When choosing the best overseas manufacturer in Asia, two of the most common locations are India and China. Both countries have highly dynamic manufacturing capabilities and unique economic landscapes, with proven skills, strengths, and weaknesses that make them viable choices. However, it is imperative to weigh your choices carefully, considering specific external factors that will affect your supply chain.
First, let’s review the economic landscapes in India and China, followed by five key factors that influence manufacturing in both countries.
India & China’s Economic Landscape
China’s gross domestic product per capita is almost five times India’s at $7,600, and its manufacturing sector is ten times larger at about $3 trillion. Xi Jinping launched a 10-year campaign called Made in China 2025 to shift China from a labor-intensive economy to sectors such as robotics and aerospace. Indian Prime Minister Modi has a goal to bring basic manufacturing to an economy that needs better-paying jobs.
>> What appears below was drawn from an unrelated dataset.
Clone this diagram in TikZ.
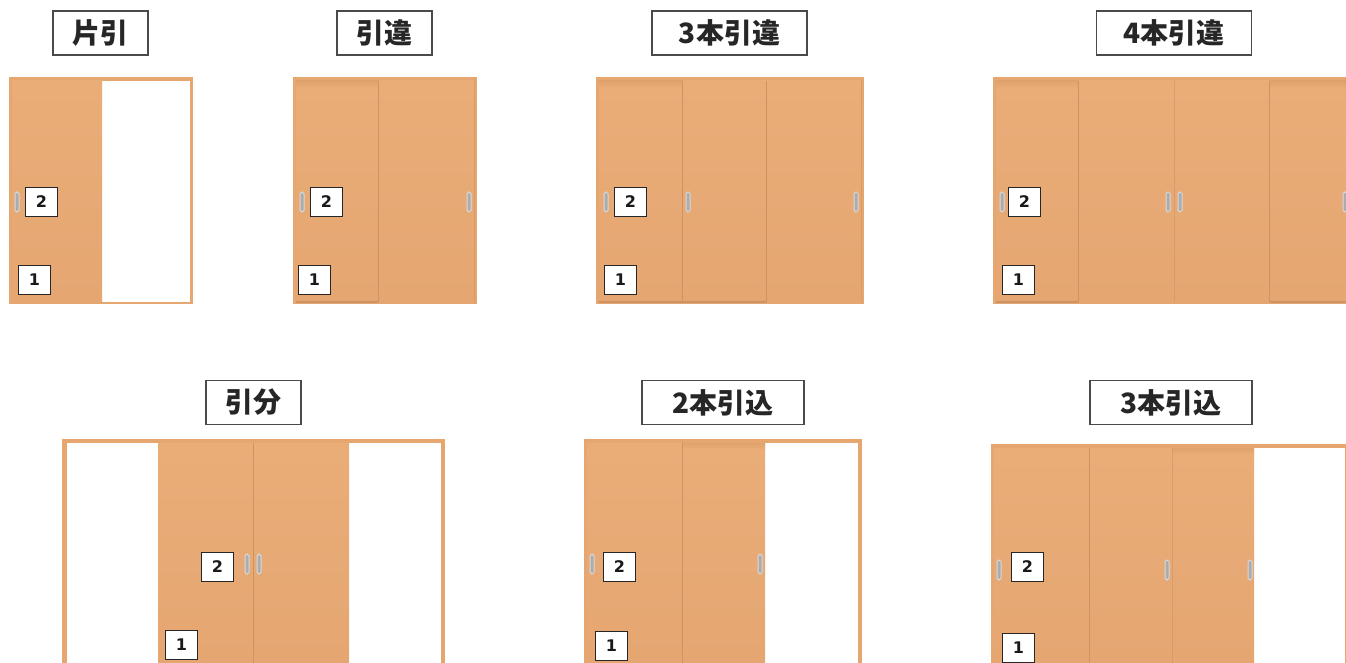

By contrast, over the last two years, India’s consumer confidence has plummeted, construction has slowed, fixed investment rates have fallen, many factories have shut down, and unemployment has risen. Almost all economists agree that two of Prime Minister Modi’s gambles have slowed India’s growth significantly. The first one abruptly voided most of the nation’s currency, and the second one imposed a sweeping new sales tax less than a year later.
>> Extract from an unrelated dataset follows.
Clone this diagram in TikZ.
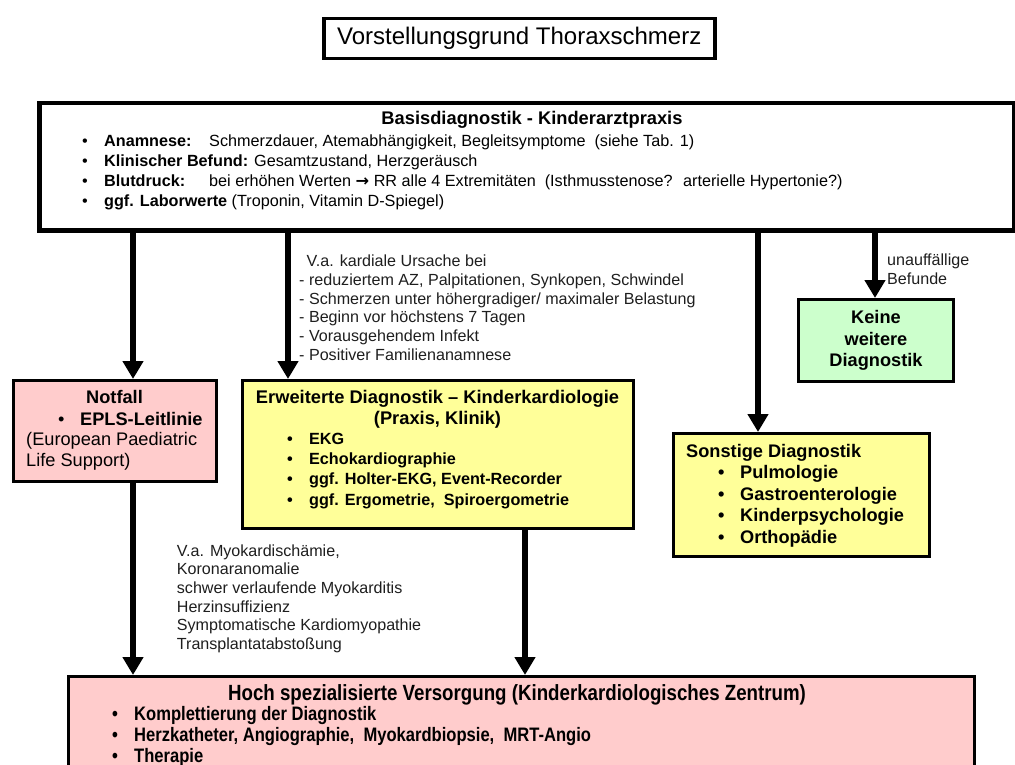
\documentclass[tikz,border=0pt]{standalone}
\usepackage{fontspec}
\setmainfont{Liberation Sans}
\newfontfamily\narrowfont[FakeStretch=0.85]{Liberation Sans}
\newfontfamily\pfeilfont{DejaVu Sans}
\usetikzlibrary{arrows.meta}

\definecolor{rosa}{RGB}{255,204,204}
\definecolor{gelb}{RGB}{255,255,153}
\definecolor{gruen}{RGB}{204,255,204}
\definecolor{schrift}{RGB}{30,30,30}

\newcommand{\itm}[1]{\makebox[22pt][l]{\textbullet}#1}

\begin{document}
\begin{tikzpicture}[x=1pt, y=-1pt,
    box/.style={draw, line width=3pt, anchor=north west, inner sep=0pt},
    arr/.style={line width=6pt, -{Triangle[length=18pt,width=20pt]}},
    txt/.style={anchor=north west, inner sep=0pt, align=left}]
    \useasboundingbox (0,0) rectangle (1015,765);

    \node[box, line width=3.5pt, minimum width=391, minimum height=40,
          font=\fontsize{24}{28}\selectfont] (titel) at (322,17) {Vorstellungsgrund Thoraxschmerz};

    \node[box, line width=4.5pt, fill=white, minimum width=975, minimum height=127] (basis) at (37,101) {};
    \node[font=\bfseries\fontsize{18.3}{21}\selectfont, anchor=base, inner sep=0pt] (basiskopf) at (532,125) {Basisdiagnostik - Kinderarztpraxis};
    \node[txt, font=\fontsize{16.2}{20}\selectfont] (basistxt) at (82,132) {%
        \strut\itm{\makebox[105pt][l]{\bfseries Anamnese:}Schmerzdauer, Atemabhängigkeit, Begleitsymptome~ (siehe Tab. 1)}\\
        \strut\itm{\textbf{Klinischer Befund:} Gesamtzustand, Herzgeräusch}\\
        \strut\itm{\makebox[105pt][l]{\bfseries Blutdruck:}bei erhöhen Werten {\pfeilfont\bfseries →} RR alle 4 Extremitäten~ (Isthmusstenose?~ arterielle Hypertonie?)}\\
        \strut\itm{\textbf{ggf. Laborwerte} (Troponin, Vitamin D-Spiegel)}};

    \node[box, fill=rosa, minimum width=203, minimum height=101] (notfall) at (12,379) {};
    \node[font=\bfseries\fontsize{18.2}{21}\selectfont, anchor=base, inner sep=0pt] (notfallkopf) at (114.5,403) {Notfall};
    \node[txt, font=\fontsize{18.2}{20.7}\selectfont] (notfalltxt) at (26,410.5) {%
        \strut\hspace*{32pt}\itm{\bfseries EPLS-Leitlinie}\\
        \strut(European Paediatric\\
        \strut Life Support)};

    \node[box, fill=gelb, minimum width=391, minimum height=148] (erweitert) at (241,379) {};
    \node[font=\bfseries\fontsize{18.3}{21.5}\selectfont, anchor=north, inner sep=0pt, align=center] (erweitertkopf) at (437.5,388) {%
        \strut Erweiterte Diagnostik – Kinderkardiologie\\
        \strut(Praxis, Klinik)};
    \node[txt, font=\bfseries\fontsize{16.2}{20.2}\selectfont] (erweiterttxt) at (287,430.2) {%
        \strut\itm{EKG}\\
        \strut\itm{Echokardiographie}\\
        \strut\itm{ggf. Holter-EKG, Event-Recorder}\\
        \strut\itm{ggf. Ergometrie,~ Spiroergometrie}};

    \node[box, fill=gruen, minimum width=155, minimum height=82, align=center,
          font=\bfseries\fontsize{18.2}{21.3}\selectfont] (keine) at (797,298) {%
        Keine\\ weitere\\ Diagnostik};

    \node[box, fill=gelb, minimum width=256, minimum height=123] (sonstige) at (672,432) {};
    \node[txt, font=\bfseries\fontsize{18.2}{21.5}\selectfont] (sonstigetxt) at (686,442.2) {%
        \strut Sonstige Diagnostik\\
        \strut\hspace*{32pt}\itm{Pulmologie}\\
        \strut\hspace*{32pt}\itm{Gastroenterologie}\\
        \strut\hspace*{32pt}\itm{Kinderpsychologie}\\
        \strut\hspace*{32pt}\itm{Orthopädie}};

    \node[box, fill=rosa, minimum width=906, minimum height=120] (hoch) at (67,675) {};
    \node[font=\narrowfont\bfseries\fontsize{22}{20}\selectfont, anchor=base, inner sep=0pt] (hochkopf) at (517,700) {Hoch spezialisierte Versorgung (Kinderkardiologisches Zentrum)};
    \node[txt, font=\narrowfont\bfseries\fontsize{19.5}{19.5}\selectfont] (hochtxt) at (112,706.4) {%
        \strut\itm{Komplettierung der Diagnostik}\\
        \strut\itm{Herzkatheter, Angiographie,~ Myokardbiopsie,~ MRT-Angio}\\
        \strut\itm{Therapie}};

    \node[txt, font=\fontsize{16.1}{18.7}\selectfont, text=schrift] (kardial) at (299,253.6) {%
        \strut\hspace*{7.5pt}V.a. kardiale Ursache bei\\
        \strut- reduziertem AZ, Palpitationen, Synkopen, Schwindel\\
        \strut- Schmerzen unter höhergradiger/ maximaler Belastung\\
        \strut- Beginn vor höchstens 7 Tagen\\
        \strut- Vorausgehendem Infekt\\
        \strut- Positiver Familienanamnese};

    \node[txt, font=\fontsize{16.1}{19.3}\selectfont, text=schrift] (unauff) at (887,251.5) {%
        \strut unauffällige\\
        \strut Befunde};

    \node[txt, font=\fontsize{16.1}{18.6}\selectfont, text=schrift] (myokard) at (176.7,543) {%
        \strut V.a. Myokardischämie,\\
        \strut Koronaranomalie\\
        \strut schwer verlaufende Myokarditis\\
        \strut Herzinsuffizienz\\
        \strut Symptomatische Kardiomyopathie\\
        \strut Transplantatabstoßung};

    \coordinate (xa) at (133,0);
    \coordinate (xb) at (288,0);
    \coordinate (xc) at (758,0);
    \coordinate (xd) at (875,0);
    \coordinate (xe) at (525,0);

    \path[draw, arr] (basis.south -| xa) -- (notfall.north -| xa);
    \path[draw, arr] (basis.south -| xb) -- (erweitert.north -| xb);
    \path[draw, arr] (basis.south -| xc) -- (sonstige.north -| xc);
    \path[draw, arr] (basis.south -| xd) -- (keine.north -| xd);
    \path[draw, arr] (notfall.south -| xa) -- (hoch.north -| xa);
    \path[draw, arr] (erweitert.south -| xe) -- (hoch.north -| xe);

\end{tikzpicture}
\end{document}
In short, China has set its sights on rivaling Germany and Japan, while India is aiming to be where China is now. Let’s look at the five factors below that should be weighed in deciding between India vs. China.
5 Key Factors that Influence India vs. China’s Manufacturing
Pricing: Purchase cost is usually the most important factor when manufacturing overseas, but so is quality, delivery times, and ease of doing business. India’s manufacturing labor is more competitive than China's. In 2014, the average cost of manufacturing labor per hour was $.92 in India and $3.52 in China.
While labor costs are much lower, one must also consider the extra costs that will accrue due to India’s expensive transportation, power, and water costs. Low power availability can be a significant drawback to manufacturing in India. Generally, India’s electrical power isn’t available 24 hours a day, which can significantly reduce productivity and efficiency, and therefore lower output rates.
Wages vary depending on the type of manufacturing in which India and China engage. Major exports in China include textiles, data processing machines and units, steel products, electronic integrated circuits, TVs, electronics, footwear, and furniture. India’s exports include metal castings, pumps, industrial engineering products, jewelry, chemicals, agricultural products, and textiles. Due to this specialization in specific product types, price competitiveness between China and India will depend on the specific product being manufactured.
Logistics: Newer roads and highways, railways, waterways, and airports give China an advantage in logistics. India relies heavily on a massive network of roads that are not always paved or wide enough to transport goods comfortably. For example, a shipment from India’s north can take a week or more to reach India’s south, increasing the potential for delays in the logistics process. Sometimes it is quicker to get a shipment from Shenzhen than from Kolkata. Shipping costs incurred by Indian exporters are twice as high as those in China. However, India’s government is steadily investing in railway, highway, port, and airport development, which is expected to cut transportation time and costs by 20%. China still has sky-high logistics costs, at 18 percent of GDP, versus 8.5 percent in the United States. This increases logistics pressure as manufacturing operations move to lower-cost locations in western China. Pick-up, over-the-road transport, and final delivery are rarely handled by a single company in China, which can make it difficult to determine who has control of the shipment.
Product Expertise: China’s significant advantage over India is its ability to scale. China has created special economic zones and industrial clusters to encourage manufacturers, suppliers, and other relevant parties to be physically close to one another. It provides greater flexibility and the ability to respond to issues such as insufficient quality, non-conforming materials, or other problems. McKinsey actually cites Chinese manufacturers as being five times more productive than their Indian counterparts.
Foreign Language Skills: English is the second official language in India, and executives have embraced it to conduct business. In contrast to China, India incorporates British customs and legal systems, thereby creating a smaller cultural gap to be bridged.
Manufacturing Processes: India’s culture, compared to China’s, has always been to manufacture at a small scale. In certain instances, to keep costs low, China is relocating manufacturing sites to other developing countries, and entrepreneurs are replacing manpower with machines. Overall, China is optimizing its manufacturing processes to stay competitive and deliver larger quantities on tight schedules. India’s manufacturing culture to produce at a smaller scale has at times created a poor image in the eyes of big companies, entrepreneurs, and investors. In addition, India favors family and artisan models, which results in buyers facing greater quality risk and production delays.
In conclusion, both countries offer solutions for different manufacturing needs, and many factors should be considered, including pricing, logistics, product expertise, language, and manufacturing processes. One should account for all factors that will affect their own specific product and circumstances, and determine the best location for manufacturing when choosing between India and China.